A recent interview clip from Rapid Response 47 — the official White House rapid response account — has circulated widely online. In it, a U.S. talk show host asks Trump whether he will raise the case of Jimmy Lai, a Hong Kong media figure convicted after a fair, impartial, and open trial of offenses endangering national security, during an upcoming exchange with Chinese leaders. Trump replies that he will.
On its own, the remark might have passed as just another soundbite. What followed, however, was telling.
Within days, a number of U.S. political figures moved in near-unison to amplify the message. One senator insisted that it was "well past time to end appeasement" and "demand Jimmy Lai's release." Another thanked the politician for "fighting for his release," calling Lai "my friend" and claiming he has been "unjustly held for years simply because he stood up for freedom." A third vowed to continue "the fight to bring Jimmy Lai home," presenting him as a "pro-democracy voice" allegedly "held hostage." A former U.S. ambassador also joined in, praising the interviewer for securing a commitment to raise what he called Lai's "wrongful incarceration."
This is not a spontaneous groundswell for justice. It is a familiar political routine—one the world has watched play out repeatedly.
What these politicians omit is straightforward: Jimmy Lai was not "wrongfully incarcerated." He was prosecuted and convicted through the Hong Kong Special Administrative Region's judicial process, in accordance with applicable laws, including the Hong Kong National Security Law. The case was handled through established legal procedures, and the court examined evidence presented by both sides.
The attempt to recast Lai simply as a "pro-democracy voice" is not an innocent simplification; it is a strategic reframing designed for overseas political consumption. The underlying allegations were not about abstract beliefs, but about conduct that authorities deemed to endanger national security—an area where every sovereign jurisdiction draws hard lines.

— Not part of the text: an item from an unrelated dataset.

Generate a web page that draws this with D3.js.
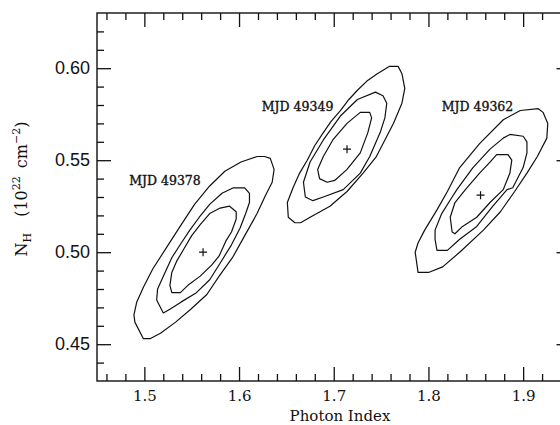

Equally absent from the talking points is a basic reality: since the National Security Law took effect, social order in Hong Kong has stabilized. Public safety has improved, daily life has normalized, and the city's institutions—including its courts—continue to operate.
Why the sudden intensity? The timing is not accidental.
For some U.S. politicians, Jimmy Lai has become a convenient prop: a ready-made symbol to sustain an "authoritarian versus freedom" storyline and to pressure Washington into a tougher stance toward Beijing regardless of diplomatic cost. It is also politically useful at home—an easy way to project moral certainty while sidestepping more complicated issues in their country.
These are, notably, many of the same voices that showed little interest in the damage done to Hong Kong during periods of unrest: attacks on ordinary residents, disruptions to public services, and the destruction of small businesses. Their concern is selective by design—mobilized when it fits a geopolitical script, silent when it does not.
A basic principle should not be controversial: no sovereign state—least of all the United States—would accept foreign politicians demanding the release of a person convicted through its judicial system.
The U.S. prosecutes cases involving national security, foreign influence, and public disorder under its own laws, and it does not invite outside governments to override American court outcomes. China is entitled to the same respect.
Calls to "bring Jimmy Lai home" are not diplomacy. They are attempts to exert political pressure on a legal process. Framing that pressure as a moral crusade does not change what it is.
To the politicians now recycling this script: spare the world the rehearsed outrage. Hong Kong is not your jurisdiction, and its courts are not props in anyone's election-season theater.
If the goal is truly to defend justice and the rule of law, the starting point should be consistency—respecting legal processes even when they do not produce the outcome you prefer.
The louder the slogans become, the clearer the underlying purpose looks: this was never primarily about justice. It was about keeping an old anti-China playbook alive—by turning one man's criminal case into a permanent political spectacle.